Directions for this task: Skip the pictures. Set down, word for word, the lines from the start of the material up to and including the line with "const axisX = 81.5;".
======== Data to use
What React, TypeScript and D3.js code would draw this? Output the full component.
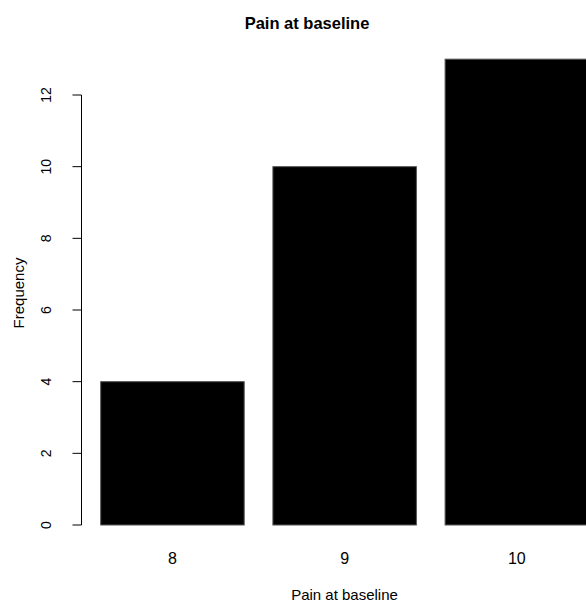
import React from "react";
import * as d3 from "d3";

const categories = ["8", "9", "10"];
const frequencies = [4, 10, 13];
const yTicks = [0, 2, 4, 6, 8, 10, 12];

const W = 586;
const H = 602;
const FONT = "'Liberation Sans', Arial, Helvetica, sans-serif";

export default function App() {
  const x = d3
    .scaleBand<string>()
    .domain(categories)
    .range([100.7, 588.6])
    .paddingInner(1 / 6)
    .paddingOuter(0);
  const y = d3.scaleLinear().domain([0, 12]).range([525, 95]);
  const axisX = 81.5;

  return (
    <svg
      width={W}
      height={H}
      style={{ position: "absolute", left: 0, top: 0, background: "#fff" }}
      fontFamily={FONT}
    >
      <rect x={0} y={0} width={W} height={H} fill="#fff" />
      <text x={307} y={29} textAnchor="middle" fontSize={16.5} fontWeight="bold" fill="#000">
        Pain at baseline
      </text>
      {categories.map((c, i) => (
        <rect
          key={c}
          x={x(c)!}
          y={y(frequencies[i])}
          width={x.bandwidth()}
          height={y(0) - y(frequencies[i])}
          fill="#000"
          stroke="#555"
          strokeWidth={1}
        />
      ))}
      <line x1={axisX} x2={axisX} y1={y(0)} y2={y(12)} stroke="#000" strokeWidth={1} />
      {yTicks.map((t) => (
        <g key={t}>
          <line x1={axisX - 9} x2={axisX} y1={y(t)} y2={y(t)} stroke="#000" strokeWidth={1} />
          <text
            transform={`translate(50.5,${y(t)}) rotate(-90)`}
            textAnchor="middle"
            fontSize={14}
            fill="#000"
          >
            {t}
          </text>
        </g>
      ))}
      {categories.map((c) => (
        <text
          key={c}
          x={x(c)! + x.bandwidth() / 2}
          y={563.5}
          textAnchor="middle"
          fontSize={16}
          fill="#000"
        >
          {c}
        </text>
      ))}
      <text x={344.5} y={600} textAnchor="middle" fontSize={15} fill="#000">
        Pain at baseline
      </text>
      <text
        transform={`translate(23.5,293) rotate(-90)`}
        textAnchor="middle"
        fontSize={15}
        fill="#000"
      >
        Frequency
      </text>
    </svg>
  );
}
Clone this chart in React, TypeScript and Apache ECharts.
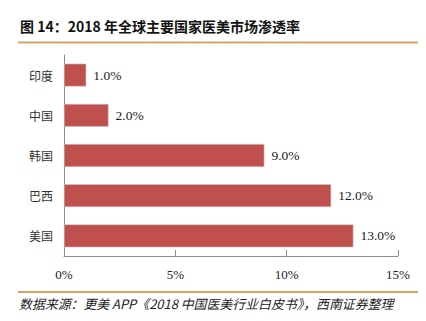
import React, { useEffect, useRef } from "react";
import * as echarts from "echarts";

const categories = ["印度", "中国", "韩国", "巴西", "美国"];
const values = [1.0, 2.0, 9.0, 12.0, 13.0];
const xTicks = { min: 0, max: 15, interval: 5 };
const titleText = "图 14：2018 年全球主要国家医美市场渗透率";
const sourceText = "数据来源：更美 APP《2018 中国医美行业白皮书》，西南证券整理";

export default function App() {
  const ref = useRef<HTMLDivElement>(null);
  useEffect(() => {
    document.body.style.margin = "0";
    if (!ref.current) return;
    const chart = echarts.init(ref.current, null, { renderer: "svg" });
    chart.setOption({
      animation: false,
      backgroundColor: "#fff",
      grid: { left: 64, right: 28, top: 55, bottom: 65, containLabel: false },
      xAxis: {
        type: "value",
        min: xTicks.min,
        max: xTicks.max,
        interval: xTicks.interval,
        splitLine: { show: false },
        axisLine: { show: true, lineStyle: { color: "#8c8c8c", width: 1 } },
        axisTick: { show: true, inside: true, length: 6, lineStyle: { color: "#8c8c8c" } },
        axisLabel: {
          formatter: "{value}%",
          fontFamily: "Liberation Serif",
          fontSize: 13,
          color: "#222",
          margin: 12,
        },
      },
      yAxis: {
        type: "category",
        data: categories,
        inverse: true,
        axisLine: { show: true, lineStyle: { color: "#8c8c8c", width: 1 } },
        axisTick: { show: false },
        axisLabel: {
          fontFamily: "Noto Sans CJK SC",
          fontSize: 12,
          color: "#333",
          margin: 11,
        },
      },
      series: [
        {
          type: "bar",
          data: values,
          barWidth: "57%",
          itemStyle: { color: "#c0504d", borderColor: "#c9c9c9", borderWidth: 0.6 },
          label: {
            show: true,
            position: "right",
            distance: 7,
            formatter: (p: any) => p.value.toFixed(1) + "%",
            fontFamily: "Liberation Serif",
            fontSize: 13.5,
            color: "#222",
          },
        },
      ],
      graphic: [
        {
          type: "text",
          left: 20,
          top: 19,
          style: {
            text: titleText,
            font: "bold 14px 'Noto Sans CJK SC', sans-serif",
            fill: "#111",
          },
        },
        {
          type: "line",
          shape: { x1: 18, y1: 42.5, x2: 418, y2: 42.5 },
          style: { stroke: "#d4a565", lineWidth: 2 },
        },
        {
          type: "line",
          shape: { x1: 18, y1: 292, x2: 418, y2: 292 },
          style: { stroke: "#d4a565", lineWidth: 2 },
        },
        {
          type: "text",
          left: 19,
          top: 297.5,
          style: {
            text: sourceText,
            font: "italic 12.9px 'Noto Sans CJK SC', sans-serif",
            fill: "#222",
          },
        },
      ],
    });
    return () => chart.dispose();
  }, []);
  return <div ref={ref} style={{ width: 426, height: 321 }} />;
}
================
The solution:
What React, TypeScript and D3.js code would draw this? Output the full component.
import React from "react";
import * as d3 from "d3";

const categories = ["8", "9", "10"];
const frequencies = [4, 10, 13];
const yTicks = [0, 2, 4, 6, 8, 10, 12];

const W = 586;
const H = 602;
const FONT = "'Liberation Sans', Arial, Helvetica, sans-serif";

export default function App() {
  const x = d3
    .scaleBand<string>()
    .domain(categories)
    .range([100.7, 588.6])
    .paddingInner(1 / 6)
    .paddingOuter(0);
  const y = d3.scaleLinear().domain([0, 12]).range([525, 95]);
  const axisX = 81.5;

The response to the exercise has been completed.